Derry Girls was a unique portrayal of The Troubles of Ireland

Derry Girls was a unique portrayal of The Troubles of Ireland

A tale narrating one of history’s deepest political and religious conflicts, new Netflix release Derry Girls recounts the ‘90s conflict in Ireland through the everyday lives of ordinary citizens.

Derry Girls revolves around five high-schoolers growing up amidst the turbulent times of conflict in Ireland, infamously dubbed “The Troubles.” Erin Quinn (Saoirse Ronan), James Mcguire (Dylan Llewellyn), Clare Devlin (Nicola Coughlan), Orla McCool (Louisa Harland), and Michelle Mallon (Jamie-Lee O’Donnell) attempt to live uninterrupted by the constant violence and disruption surrounding them.

The unique setting of the Northern Ireland/Republic of Ireland border and distinctive time period of the 1990s intertwine to create a storyline rooted in complexity.
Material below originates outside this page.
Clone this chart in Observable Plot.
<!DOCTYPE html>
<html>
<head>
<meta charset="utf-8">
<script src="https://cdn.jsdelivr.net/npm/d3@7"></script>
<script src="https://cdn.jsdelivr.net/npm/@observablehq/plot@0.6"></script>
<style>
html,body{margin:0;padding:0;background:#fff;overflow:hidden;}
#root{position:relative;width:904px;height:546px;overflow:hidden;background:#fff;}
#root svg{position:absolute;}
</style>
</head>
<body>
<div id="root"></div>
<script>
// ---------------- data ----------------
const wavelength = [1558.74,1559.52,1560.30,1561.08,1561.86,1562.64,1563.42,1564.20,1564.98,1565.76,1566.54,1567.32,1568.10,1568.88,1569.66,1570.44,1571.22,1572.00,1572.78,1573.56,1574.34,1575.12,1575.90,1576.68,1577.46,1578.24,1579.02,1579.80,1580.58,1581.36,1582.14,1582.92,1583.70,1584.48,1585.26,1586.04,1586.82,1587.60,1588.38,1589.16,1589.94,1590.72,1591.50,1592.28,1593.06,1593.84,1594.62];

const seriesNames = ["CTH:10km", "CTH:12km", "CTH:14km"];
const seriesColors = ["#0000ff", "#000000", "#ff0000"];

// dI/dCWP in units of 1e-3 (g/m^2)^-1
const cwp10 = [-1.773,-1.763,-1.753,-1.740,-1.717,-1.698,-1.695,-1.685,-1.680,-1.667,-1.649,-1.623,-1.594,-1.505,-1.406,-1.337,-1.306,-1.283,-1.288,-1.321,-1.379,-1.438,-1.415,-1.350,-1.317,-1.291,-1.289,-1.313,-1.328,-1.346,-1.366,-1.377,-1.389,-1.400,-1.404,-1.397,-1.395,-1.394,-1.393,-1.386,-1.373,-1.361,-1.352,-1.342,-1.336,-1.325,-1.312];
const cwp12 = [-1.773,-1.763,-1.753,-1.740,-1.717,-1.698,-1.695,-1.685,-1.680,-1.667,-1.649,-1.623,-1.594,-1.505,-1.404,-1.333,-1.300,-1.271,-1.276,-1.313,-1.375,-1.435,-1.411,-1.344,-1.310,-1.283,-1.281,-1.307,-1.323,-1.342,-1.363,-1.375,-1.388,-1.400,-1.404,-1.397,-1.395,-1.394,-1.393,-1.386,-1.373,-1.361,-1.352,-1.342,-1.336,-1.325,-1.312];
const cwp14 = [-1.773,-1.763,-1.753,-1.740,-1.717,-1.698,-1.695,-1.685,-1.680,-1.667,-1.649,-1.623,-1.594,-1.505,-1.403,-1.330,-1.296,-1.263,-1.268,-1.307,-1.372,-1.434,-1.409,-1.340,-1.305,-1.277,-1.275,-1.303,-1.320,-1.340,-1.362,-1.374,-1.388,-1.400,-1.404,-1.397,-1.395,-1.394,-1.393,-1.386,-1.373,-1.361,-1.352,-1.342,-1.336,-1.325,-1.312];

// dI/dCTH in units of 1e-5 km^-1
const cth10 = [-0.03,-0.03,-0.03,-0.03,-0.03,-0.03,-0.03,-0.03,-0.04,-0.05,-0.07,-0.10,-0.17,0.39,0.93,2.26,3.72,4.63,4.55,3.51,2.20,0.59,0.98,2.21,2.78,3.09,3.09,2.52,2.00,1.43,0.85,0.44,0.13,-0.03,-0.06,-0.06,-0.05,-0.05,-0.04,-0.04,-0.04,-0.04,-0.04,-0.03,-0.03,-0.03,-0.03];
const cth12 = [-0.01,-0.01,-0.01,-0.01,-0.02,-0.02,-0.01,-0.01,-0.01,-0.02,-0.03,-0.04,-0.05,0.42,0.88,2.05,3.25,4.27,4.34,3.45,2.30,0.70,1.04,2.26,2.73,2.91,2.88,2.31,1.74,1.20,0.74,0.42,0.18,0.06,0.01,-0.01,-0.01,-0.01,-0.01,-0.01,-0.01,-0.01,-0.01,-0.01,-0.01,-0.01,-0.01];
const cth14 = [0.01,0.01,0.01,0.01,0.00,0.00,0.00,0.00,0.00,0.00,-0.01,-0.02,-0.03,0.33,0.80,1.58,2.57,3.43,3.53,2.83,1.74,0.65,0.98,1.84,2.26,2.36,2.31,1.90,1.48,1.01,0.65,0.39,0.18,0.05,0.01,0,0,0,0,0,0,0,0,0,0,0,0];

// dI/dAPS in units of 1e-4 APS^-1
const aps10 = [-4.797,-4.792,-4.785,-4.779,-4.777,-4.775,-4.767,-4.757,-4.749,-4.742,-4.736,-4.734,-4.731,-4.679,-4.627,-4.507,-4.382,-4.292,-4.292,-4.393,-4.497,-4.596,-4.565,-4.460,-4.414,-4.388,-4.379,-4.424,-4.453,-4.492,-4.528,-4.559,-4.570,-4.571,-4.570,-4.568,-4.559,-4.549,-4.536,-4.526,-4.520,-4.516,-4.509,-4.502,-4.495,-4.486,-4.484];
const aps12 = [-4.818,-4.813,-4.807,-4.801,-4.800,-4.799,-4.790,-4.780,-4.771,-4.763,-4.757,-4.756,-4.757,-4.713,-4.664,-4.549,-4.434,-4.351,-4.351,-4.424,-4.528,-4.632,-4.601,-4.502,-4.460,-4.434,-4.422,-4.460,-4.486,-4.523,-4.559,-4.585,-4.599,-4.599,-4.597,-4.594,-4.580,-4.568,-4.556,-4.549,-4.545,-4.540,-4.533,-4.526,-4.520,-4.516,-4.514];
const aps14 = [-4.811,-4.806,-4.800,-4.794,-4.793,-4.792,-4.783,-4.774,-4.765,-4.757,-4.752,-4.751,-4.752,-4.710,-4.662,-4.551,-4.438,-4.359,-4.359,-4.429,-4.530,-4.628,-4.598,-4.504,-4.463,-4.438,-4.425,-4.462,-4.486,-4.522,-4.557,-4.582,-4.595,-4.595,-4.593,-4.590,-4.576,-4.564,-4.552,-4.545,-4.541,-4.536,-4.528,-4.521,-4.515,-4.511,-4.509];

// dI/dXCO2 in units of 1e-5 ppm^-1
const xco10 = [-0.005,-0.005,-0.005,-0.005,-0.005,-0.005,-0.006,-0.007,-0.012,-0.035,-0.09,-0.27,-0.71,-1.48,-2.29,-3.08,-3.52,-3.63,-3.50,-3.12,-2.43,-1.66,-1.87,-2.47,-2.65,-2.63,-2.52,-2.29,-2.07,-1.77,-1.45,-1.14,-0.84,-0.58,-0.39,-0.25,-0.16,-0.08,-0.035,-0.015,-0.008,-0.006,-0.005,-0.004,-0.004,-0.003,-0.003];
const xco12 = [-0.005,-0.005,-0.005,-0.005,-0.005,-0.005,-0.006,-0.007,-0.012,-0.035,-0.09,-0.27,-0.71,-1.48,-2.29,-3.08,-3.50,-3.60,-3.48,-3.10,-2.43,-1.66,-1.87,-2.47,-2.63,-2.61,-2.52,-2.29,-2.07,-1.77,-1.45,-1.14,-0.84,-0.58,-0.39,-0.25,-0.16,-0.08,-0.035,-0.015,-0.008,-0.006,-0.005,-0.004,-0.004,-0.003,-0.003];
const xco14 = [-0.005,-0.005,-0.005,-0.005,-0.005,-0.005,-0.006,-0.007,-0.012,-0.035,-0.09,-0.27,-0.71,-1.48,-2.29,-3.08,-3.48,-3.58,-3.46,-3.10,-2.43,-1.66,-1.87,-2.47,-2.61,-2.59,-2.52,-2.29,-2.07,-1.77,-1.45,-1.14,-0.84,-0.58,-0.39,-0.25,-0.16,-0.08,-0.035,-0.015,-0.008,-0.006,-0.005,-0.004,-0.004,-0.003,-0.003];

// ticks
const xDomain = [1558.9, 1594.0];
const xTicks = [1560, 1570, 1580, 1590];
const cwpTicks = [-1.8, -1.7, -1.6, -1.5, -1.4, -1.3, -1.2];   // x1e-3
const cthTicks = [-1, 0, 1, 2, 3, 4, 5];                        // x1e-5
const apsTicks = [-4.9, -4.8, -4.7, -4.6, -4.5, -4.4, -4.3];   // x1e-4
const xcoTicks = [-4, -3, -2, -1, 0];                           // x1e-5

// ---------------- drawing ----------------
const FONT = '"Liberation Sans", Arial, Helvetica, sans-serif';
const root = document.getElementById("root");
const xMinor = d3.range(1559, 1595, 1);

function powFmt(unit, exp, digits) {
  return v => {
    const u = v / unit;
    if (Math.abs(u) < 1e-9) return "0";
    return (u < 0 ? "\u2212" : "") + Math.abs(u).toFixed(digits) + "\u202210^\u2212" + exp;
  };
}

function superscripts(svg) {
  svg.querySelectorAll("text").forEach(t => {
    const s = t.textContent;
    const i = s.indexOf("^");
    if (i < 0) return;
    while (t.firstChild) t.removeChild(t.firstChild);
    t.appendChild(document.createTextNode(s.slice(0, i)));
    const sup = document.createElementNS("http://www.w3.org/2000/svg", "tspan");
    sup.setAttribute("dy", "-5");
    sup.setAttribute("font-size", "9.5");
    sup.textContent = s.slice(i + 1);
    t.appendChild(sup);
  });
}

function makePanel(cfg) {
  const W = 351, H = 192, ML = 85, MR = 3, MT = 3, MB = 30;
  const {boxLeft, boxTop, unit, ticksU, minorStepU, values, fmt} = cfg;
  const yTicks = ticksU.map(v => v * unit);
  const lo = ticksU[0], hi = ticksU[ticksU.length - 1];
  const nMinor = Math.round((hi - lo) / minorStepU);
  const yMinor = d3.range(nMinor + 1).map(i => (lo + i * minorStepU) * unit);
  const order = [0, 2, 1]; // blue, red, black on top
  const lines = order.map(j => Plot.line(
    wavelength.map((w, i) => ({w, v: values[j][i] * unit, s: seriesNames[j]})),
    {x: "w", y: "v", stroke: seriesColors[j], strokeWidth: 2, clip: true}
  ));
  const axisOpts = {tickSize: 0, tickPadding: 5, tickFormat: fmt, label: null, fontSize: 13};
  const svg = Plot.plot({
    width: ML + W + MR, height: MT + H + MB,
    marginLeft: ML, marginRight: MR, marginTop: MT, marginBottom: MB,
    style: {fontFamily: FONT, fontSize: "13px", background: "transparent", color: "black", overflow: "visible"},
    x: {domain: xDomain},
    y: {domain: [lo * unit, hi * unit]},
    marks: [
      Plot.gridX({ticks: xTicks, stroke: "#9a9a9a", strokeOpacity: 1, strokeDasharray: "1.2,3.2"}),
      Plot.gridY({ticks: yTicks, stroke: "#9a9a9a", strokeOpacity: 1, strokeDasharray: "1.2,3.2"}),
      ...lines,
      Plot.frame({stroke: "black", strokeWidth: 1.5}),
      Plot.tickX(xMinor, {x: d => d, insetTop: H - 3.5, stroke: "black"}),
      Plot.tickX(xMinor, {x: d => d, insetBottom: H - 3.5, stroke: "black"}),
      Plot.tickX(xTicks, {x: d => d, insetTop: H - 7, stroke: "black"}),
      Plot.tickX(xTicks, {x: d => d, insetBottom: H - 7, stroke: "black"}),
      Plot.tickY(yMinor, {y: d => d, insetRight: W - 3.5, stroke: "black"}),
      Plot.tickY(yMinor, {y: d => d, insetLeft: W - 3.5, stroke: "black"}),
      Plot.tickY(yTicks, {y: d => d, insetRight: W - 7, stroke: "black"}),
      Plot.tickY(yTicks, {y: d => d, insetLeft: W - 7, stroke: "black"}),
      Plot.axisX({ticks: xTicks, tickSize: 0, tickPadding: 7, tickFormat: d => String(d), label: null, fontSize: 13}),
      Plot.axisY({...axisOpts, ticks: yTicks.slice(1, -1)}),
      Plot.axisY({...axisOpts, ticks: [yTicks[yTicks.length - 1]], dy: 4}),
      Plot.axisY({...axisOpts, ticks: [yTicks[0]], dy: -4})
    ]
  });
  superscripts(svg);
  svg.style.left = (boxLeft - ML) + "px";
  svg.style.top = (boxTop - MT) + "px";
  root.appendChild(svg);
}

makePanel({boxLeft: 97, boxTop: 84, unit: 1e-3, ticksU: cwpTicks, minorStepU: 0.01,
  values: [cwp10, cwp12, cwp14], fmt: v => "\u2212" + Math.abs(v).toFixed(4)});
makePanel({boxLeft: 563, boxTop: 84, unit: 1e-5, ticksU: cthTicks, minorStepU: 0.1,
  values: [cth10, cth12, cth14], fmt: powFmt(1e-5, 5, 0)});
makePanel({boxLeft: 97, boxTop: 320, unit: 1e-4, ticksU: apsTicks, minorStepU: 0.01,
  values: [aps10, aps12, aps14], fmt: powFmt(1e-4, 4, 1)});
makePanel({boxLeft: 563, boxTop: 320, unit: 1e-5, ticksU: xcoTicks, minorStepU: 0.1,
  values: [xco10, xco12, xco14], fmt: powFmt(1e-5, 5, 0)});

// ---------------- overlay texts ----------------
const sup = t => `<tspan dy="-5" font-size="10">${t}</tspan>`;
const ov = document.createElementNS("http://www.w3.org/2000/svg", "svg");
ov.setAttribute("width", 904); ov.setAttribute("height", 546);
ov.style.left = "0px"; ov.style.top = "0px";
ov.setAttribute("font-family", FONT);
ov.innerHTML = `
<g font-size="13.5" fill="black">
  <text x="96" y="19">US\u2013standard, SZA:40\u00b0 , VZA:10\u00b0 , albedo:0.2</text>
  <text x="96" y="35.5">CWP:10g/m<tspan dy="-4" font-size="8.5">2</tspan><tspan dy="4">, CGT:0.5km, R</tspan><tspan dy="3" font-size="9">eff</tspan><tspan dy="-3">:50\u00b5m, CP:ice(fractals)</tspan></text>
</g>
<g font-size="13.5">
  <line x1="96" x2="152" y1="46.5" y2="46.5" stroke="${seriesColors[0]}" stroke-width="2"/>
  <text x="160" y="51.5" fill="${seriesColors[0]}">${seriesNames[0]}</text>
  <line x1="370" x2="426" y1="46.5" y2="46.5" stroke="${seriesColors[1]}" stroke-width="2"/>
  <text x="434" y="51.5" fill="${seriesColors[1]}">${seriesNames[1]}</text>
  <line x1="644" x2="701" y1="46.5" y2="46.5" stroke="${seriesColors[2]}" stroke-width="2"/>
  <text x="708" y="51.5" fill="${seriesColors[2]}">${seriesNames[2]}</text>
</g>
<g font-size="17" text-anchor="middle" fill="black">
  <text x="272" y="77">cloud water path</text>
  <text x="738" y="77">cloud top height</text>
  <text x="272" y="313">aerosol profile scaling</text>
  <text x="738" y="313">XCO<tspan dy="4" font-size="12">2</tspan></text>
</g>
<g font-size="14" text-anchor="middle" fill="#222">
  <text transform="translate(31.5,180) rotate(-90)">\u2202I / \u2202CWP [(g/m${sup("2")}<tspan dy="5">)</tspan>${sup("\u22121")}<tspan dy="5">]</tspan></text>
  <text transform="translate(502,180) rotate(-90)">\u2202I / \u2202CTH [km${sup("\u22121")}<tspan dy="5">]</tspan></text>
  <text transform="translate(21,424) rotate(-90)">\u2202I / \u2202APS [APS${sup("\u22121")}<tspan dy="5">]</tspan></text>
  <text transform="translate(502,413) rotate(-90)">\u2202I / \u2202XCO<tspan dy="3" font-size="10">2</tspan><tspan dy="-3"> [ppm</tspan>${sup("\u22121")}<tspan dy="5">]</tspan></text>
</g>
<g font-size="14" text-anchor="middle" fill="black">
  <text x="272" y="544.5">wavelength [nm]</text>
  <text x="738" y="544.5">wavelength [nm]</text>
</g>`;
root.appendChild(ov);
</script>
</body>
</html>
Each character living in this difficult time adds a different piece to the puzzle of the community, from Clare’s intelligence to Orla’s quirks. These individualistic characteristics made for some genuinely funny scenes.

Despite the relatively humorous everyday lives of the characters, serious undertones of conflict remained deeply rooted in each episode. It’s here, within the daily tales, that the story lies.

In a specifically memorable moment, the five teenagers find themselves en route to school on their school bus when armed troops stop their vehicle, dismount their frightening Land Rovers, and board the bus full of innocent children for inspection. The juxtaposition of virtuous children staring at virulent weapons on their school bus was chilling.

Scenes like this would be unable to be replicated on any other program; they were eccentric and solely possible because of Derry Girls’ unique circumstance of being set in a deep dispute.

What was once my vague knowledge of a conflict in Ireland evolved into a comprehensive understanding of the many factors behind the clashes. Description of the ethnonationalist disruption was aided by startlingly realistic portrayals of Irish Republican Army (IRA) soldiers and the ever-present wall dividing the two disputatious sides.

Derry Girls actually was aired on BBC Ireland at the beginning of 2018 before becoming available on Netflix a few weeks ago. Its success in Ireland speaks volumes to the impact it had on the Irish people and their history. The fighting. The people. The places. The endless effects. Each of these imperative components is still ingrained in the Irish today; in Derry Girls, their effects visually came to life, and it was interesting and enhancing to see this as a foreigner.

Above all, the cast perfectly matched their respective, distinctive roles. Ronan portrayed Erin with passion, and the actress’s heritage and roots shone through her performance; as a main character, I could not imagine better casting. Additionally, O’Donnell provided much-needed comedic relief through her character of Michelle, my personal favorite.

With only six episodes at twenty minutes each, Derry Girls is perfect for a weekend binge or a short, quick watch. I’m continually impressed with how much depth and information was packed within two hours, while still maintaining a comedic edge. Derry Girls’ passion, scripting, and unique circumstance rendered it the most informative comedy I’ve ever seen.